Date: Wed, 11 Feb 1998 13:04:37 -0500
From: Larry Horn laurence.horn[AT SYMBOL GOES HERE]YALE.EDU
Subject: Re: Japan(ese)

At 7:04 PM -0600 2/10/98, Matthew Gordon wrote:
Watching the coverage of the Olympics I have been struck by an
adjectival use of "Japan" where "Japanese" seemed more natural to me;
e.g. "The Japan Alps" "these Japan Olympics" etc. I noticed this usage
by several of the CBS folks and I heard an NPR reporter use it as well
(specifically "The Japan Alps"). Any thoughts about what, if anything,
is going on? Could they be avoiding "Japanese" for some reason? Has
that term acquired some connotations they wish to avoid?

I think there's a semantic difference between the two cases. "These
Japanese Olympics" might be avoided because that phrase might suggest
possession or ownership; the Olympics AREN'T Japanese, they are just held
there. The nominal compound is thus motivated.
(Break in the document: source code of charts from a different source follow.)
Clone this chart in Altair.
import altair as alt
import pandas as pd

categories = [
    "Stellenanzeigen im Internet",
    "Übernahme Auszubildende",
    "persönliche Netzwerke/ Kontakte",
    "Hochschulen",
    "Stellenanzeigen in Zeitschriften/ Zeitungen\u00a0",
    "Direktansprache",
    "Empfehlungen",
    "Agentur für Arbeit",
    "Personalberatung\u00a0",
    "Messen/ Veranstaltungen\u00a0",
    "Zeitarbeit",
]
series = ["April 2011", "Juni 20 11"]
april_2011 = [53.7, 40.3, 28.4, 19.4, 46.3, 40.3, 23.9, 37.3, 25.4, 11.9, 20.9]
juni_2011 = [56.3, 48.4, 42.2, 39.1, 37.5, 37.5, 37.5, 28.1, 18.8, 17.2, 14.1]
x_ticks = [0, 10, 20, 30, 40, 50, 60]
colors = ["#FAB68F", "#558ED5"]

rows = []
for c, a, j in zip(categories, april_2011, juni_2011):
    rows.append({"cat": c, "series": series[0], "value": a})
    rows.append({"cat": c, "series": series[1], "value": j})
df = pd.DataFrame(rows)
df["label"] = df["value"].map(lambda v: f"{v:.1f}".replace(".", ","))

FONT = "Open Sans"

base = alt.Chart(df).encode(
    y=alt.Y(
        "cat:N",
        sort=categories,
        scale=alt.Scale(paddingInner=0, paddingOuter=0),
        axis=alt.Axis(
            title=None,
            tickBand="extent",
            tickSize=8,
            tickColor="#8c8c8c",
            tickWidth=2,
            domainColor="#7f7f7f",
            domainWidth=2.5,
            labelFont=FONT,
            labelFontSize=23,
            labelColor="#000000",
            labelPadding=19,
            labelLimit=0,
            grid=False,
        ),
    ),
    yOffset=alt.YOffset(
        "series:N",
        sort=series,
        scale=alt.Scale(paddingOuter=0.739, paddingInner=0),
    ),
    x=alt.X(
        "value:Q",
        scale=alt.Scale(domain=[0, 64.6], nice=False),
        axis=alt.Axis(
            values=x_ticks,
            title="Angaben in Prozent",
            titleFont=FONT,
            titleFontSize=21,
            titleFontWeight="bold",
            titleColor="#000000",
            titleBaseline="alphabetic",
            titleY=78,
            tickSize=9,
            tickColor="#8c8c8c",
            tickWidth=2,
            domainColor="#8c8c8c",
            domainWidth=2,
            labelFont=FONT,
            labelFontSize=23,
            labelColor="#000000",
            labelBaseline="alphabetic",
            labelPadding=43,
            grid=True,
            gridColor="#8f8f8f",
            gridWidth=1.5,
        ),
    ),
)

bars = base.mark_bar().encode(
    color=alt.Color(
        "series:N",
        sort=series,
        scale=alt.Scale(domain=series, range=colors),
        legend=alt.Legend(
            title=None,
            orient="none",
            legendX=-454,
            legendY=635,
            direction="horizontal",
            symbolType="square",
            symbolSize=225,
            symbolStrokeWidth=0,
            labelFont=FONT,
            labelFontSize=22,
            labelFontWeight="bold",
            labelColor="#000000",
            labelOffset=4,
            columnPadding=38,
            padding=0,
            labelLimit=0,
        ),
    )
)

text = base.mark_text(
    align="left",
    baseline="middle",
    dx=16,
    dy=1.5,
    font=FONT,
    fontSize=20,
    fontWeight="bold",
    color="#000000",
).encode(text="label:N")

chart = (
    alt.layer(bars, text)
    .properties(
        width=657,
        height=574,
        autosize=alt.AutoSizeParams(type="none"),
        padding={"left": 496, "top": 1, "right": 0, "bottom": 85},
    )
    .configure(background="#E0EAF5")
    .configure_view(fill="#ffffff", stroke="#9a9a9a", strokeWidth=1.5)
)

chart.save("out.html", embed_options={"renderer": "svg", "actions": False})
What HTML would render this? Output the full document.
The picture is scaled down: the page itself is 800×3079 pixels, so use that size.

On the other hand, "the
Japan Alps" does strike me as odd (although it's evidently part of a
language change in progress, which I take it is what that "Dictionaries"
article details); the mountains in question really are Japanese in the
sense that the Swiss (*Switzerland) Alps are Swiss. Maybe someone figured
if it's OK to have "Colorado Rockies", it's OK to have "Japan Alps". But
at least the former has an esthetically pleasing trochaic rhythm, while the
latter just sounds (if you'll excuse the technical vocabulary) silly.